In July 2015, the federal Conservative government announced $63.7 million towards a long-awaited deep water port in Iqaluit as part its election campaign.
When a new Liberal government was elected last October, the project’s future became uncertain.
But no longer: Jim Stevens, the assistant deputy minister of Nunavut’s department of Economic Development and Transportation said the Liberal government has come through with the money needed to move forward with the project.
“We have confirmed that the funding that was committed by the previous government, the $63.7 million, is still intact,” Stevens said, “and we are in the process of finalizing a funding agreement with Canada at this time.”
With that in place, Iqalungmiut can look forward to new marine infrastructure as soon as 2020, he said.

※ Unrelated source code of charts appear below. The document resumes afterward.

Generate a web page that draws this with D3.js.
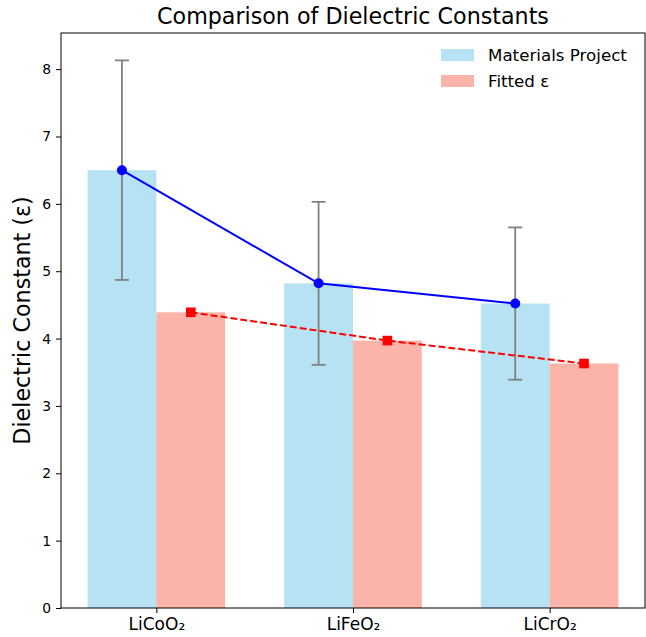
<!DOCTYPE html>
<html>
<head>
<meta charset="utf-8">
<script src="https://cdn.jsdelivr.net/npm/d3@7"></script>
<style>
  body { margin: 0; background: #fff; }
  text { font-family: "DejaVu Sans", sans-serif; fill: #000; }
</style>
</head>
<body>
<svg id="chart" width="646" height="637"></svg>
<script>
// data
var materials = ["LiCoO₂", "LiFeO₂", "LiCrO₂"];
var mpValues = [6.50, 4.82, 4.52];
var mpErrors = [1.63, 1.21, 1.13];
var fittedValues = [4.39, 3.97, 3.63];
var yTicks = [0, 1, 2, 3, 4, 5, 6, 7, 8];
var legendLabels = ["Materials Project", "Fitted ε"];

var svg = d3.select("#chart");
var margin = {left: 61, right: 1, top: 33, bottom: 29};
var width = 646 - margin.left - margin.right;
var height = 637 - margin.top - margin.bottom;
var barWidth = 0.35;

var x = d3.scaleLinear().domain([-0.485, 2.485]).range([0, width]);
var yMax = d3.max(mpValues, (d, i) => d + mpErrors[i]) * 1.05;
var y = d3.scaleLinear().domain([0, yMax]).range([height, 0]);

var g = svg.append("g").attr("transform", "translate(" + margin.left + "," + margin.top + ")");

// bars
g.selectAll(".mp-bar")
    .data(mpValues)
    .join("rect")
    .attr("x", (d, i) => x(i - barWidth))
    .attr("width", x(barWidth) - x(0))
    .attr("y", d => y(d))
    .attr("height", d => y(0) - y(d))
    .attr("fill", "skyblue")
    .attr("fill-opacity", 0.6);

g.selectAll(".fit-bar")
    .data(fittedValues)
    .join("rect")
    .attr("x", (d, i) => x(i))
    .attr("width", x(barWidth) - x(0))
    .attr("y", d => y(d))
    .attr("height", d => y(0) - y(d))
    .attr("fill", "salmon")
    .attr("fill-opacity", 0.6);

// error bars
var err = g.append("g").attr("stroke", "#808080").attr("stroke-width", 1.8);
mpValues.forEach(function(d, i) {
    var cx = x(i - barWidth / 2);
    err.append("line").attr("x1", cx).attr("x2", cx)
        .attr("y1", y(d - mpErrors[i])).attr("y2", y(d + mpErrors[i]));
    [d - mpErrors[i], d + mpErrors[i]].forEach(function(v) {
        err.append("line").attr("x1", cx - 7).attr("x2", cx + 7)
            .attr("y1", y(v)).attr("y2", y(v));
    });
});

// lines
var mpLine = d3.line().x((d, i) => x(i - barWidth / 2)).y(d => y(d));
var fitLine = d3.line().x((d, i) => x(i + barWidth / 2)).y(d => y(d));

g.append("path").datum(mpValues)
    .attr("d", mpLine).attr("fill", "none")
    .attr("stroke", "blue").attr("stroke-width", 2);
g.selectAll(".mp-dot")
    .data(mpValues)
    .join("circle")
    .attr("cx", (d, i) => x(i - barWidth / 2))
    .attr("cy", d => y(d))
    .attr("r", 5)
    .attr("fill", "blue");

g.append("path").datum(fittedValues)
    .attr("d", fitLine).attr("fill", "none")
    .attr("stroke", "red").attr("stroke-width", 2)
    .attr("stroke-dasharray", "7,3");
g.selectAll(".fit-dot")
    .data(fittedValues)
    .join("rect")
    .attr("x", (d, i) => x(i + barWidth / 2) - 4.8)
    .attr("y", d => y(d) - 4.8)
    .attr("width", 9.6).attr("height", 9.6)
    .attr("fill", "red");

// axes
var yAxis = g.append("g")
    .call(d3.axisLeft(y).tickValues(yTicks).tickSize(5).tickPadding(5).tickFormat(d3.format("d")));
yAxis.selectAll("text").style("font-size", "13.9px");

var xAxis = g.append("g")
    .attr("transform", "translate(0," + height + ")")
    .call(d3.axisBottom(x).tickValues([0, 1, 2]).tickSize(5).tickPadding(5).tickFormat(i => materials[i]));
xAxis.selectAll("text").style("font-size", "17px");

g.selectAll(".domain").remove();
g.selectAll(".tick line").attr("stroke", "#000").attr("stroke-width", 1);

g.append("rect")
    .attr("width", width).attr("height", height)
    .attr("fill", "none").attr("stroke", "#000").attr("stroke-width", 1);

// title and label
svg.append("text")
    .attr("x", margin.left + width / 2).attr("y", 24)
    .attr("text-anchor", "middle")
    .style("font-size", "22.2px")
    .text("Comparison of Dielectric Constants");

svg.append("text")
    .attr("transform", "translate(30," + (margin.top + height / 2) + ") rotate(-90)")
    .attr("text-anchor", "middle")
    .style("font-size", "22.2px")
    .text("Dielectric Constant (ε)");

// legend
var legend = g.append("g").attr("transform", "translate(" + (width - 204) + ",16)");
var legendColors = ["skyblue", "salmon"];
legendLabels.forEach(function(label, i) {
    legend.append("rect")
        .attr("x", 0).attr("y", i * 26)
        .attr("width", 33).attr("height", 12)
        .attr("fill", legendColors[i]).attr("fill-opacity", 0.6);
    legend.append("text")
        .attr("x", 47).attr("y", i * 26 + 12)
        .style("font-size", "16.7px")
        .text(label);
});
</script>
</body>
</html>
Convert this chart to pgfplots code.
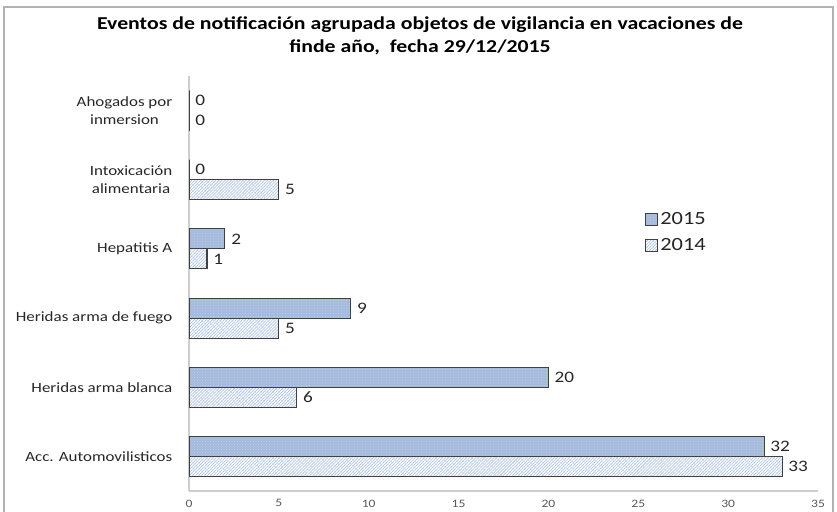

That federal funding would amount to $63.7 million of a project estimated to cost roughly $84 million overall, with the GN picking up the remaining $21 million.
The one condition that remains is the legislative assembly’s approval of that spending, which makes up about a quarter of the project cost.
That will be brought forward at the winter sitting of the legislature, which begins in late February, when MLAs will be asked to vote on a supplementary appropriation bill, Stevens said.
The main element of the new infrastructure is a deep water port planned for South Polaris — an area past Iqaluit’s causeway, close to the intake area where fuel is offloaded.
The port will include a single vessel docking face, with an additional sealift barge landing, plus a laydown area for the sealift.
A second component of the project includes an overhaul of Iqaluit’s existing small craft facility at the breakwater. Crews will excavate the area to create better boat access at low-tide, install floating docks and improve parking for users.
Some of the work was outlined in a 2005 report called Strategic Plan for the Iqaluit Deepwater Port project, prepared for the City of Iqaluit.
“This proposal and work has been done over a number of decades,” Stevens said. “So we have referred to past work and used it where appropriate.”
Once Nunavut’s portion of the port funding is approved, the project will still be subject to environmental studies and regulatory approvals.
Stevens said Iqalungmiut can expect to see community consultations held later this winter or early spring, before a final design is prepared.
“We see this taking a total of four years,” he said, adding construction should begin by the summer of 2016.
“I think the department is happy that we’ve received federal funding to move this project forward,” Stevens said.
“We see this benefiting all Nunavummiut.”